Grim accounts are emerging
from relatives, friends and former abductees about the unexplained
disappearances and many narratives point an accusing finger at security
services. Many youths have been picked from their homes in the dead of the
night by gun-wielding men, others have been grabbed off the streets in broad
daylight while others have simply run and gone into hiding.
Born in 1974, Dr. Nyanzi is a
Ugandan medical anthropologist at Makerere University, feminist, queer rights
activist, and scholar of sexuality, family planning, and public healthmwho ran for Kampala
Woman MP seat in last month’s general election, arrived in Nairobi by bus on
Saturday.
She practices what scholars
have called "radical rudeness," which is a traditional Ugandan
strategy of calling the powerful to account through public insult. It was
developed during the colonial era, as "a rude, publicly celebrated
strategy of insults, scandal mongering, disruption, and disorderliness that
broke conventions of colonial friendship, partnership, and mutual benefit.”
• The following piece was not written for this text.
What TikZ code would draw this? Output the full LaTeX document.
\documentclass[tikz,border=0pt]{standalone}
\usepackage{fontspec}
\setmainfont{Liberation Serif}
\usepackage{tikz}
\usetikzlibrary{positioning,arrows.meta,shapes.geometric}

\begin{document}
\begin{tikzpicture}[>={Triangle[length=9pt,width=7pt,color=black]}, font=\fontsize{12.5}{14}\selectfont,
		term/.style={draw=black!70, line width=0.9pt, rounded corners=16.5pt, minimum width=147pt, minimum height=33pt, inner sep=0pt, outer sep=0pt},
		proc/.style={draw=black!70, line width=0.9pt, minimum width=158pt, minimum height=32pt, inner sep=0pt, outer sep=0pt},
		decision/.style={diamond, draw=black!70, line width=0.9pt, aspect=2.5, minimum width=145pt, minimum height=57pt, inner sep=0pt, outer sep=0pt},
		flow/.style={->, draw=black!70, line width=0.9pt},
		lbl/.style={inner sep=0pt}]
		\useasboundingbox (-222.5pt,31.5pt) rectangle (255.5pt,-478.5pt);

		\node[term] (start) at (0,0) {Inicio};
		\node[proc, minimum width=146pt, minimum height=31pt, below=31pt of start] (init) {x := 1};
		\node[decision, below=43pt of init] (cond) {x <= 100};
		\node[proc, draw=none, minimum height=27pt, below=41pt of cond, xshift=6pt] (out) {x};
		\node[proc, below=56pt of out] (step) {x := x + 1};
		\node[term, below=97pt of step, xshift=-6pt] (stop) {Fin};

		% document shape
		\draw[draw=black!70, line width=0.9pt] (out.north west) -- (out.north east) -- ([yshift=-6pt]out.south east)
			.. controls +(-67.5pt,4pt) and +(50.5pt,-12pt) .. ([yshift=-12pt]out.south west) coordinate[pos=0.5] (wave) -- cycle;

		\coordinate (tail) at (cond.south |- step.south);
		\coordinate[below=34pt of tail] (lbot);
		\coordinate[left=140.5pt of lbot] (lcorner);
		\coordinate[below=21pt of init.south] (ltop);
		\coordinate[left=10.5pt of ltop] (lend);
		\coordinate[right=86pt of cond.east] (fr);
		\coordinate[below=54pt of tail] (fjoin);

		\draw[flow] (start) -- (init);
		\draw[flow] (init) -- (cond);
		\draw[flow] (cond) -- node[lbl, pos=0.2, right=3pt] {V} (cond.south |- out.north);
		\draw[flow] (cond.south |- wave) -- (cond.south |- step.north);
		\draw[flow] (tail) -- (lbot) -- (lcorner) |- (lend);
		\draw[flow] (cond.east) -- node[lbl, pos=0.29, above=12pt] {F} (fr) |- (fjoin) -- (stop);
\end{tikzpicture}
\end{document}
The international press has called
her "one of Africa's most prominent gender rights activists," “a leading scholar in the emerging field of African
queer studies," and a leader in the fight against "repressive anti-queer
laws" and for "freedom of speech."
Her scholarship has provided
"insight into the effects of patriarchy, misogyny and homophobia in
Uganda, The Gambia, and Tanzania."
Wajackoyah, in an interview, said she is
seeking political asylum in Kenya.
“The abductions and detentions of political
actors were getting closer to me; my children have been targets of police
trailing. I just left prison in February last
year and I don’t want to go back,” Nyanzi said in a
telephone interview.
She crossed the Uganda-Kenya border “in
disguise” to avoid detection by security agents. Her children are also “in a
safe house” in Nairobi.
The Forum for Democratic Change (FDC) candidate
came third in the January 14, 2021 parliamentary elections won by National
Unity Platform (NUP) candidate, Shamim Malende.
President Museveni, who has been in power for
35 years, was declared winner of the bitterly
contested polls.
Opposition presidential candidate Robert
Kyagulanyi, popularly known as Bobi Wine, who termed the polls as fraudulent,
spent 11 days under house arrest after the January 14 elections before the High
Court ordered security forces to withdraw from his home.
He has filed a petition in the country’s
Supreme Court, seeking cancellation of the results.
Across the border, Tanzanian
ex-MP Godbless Lema fled to Kenya with his family to escape what he
termed as threats to his life, before Canada granted him asylum.
Tanzania opposition leader Tundu Lissu, who
rejected the results, is also in asylum in Belgium.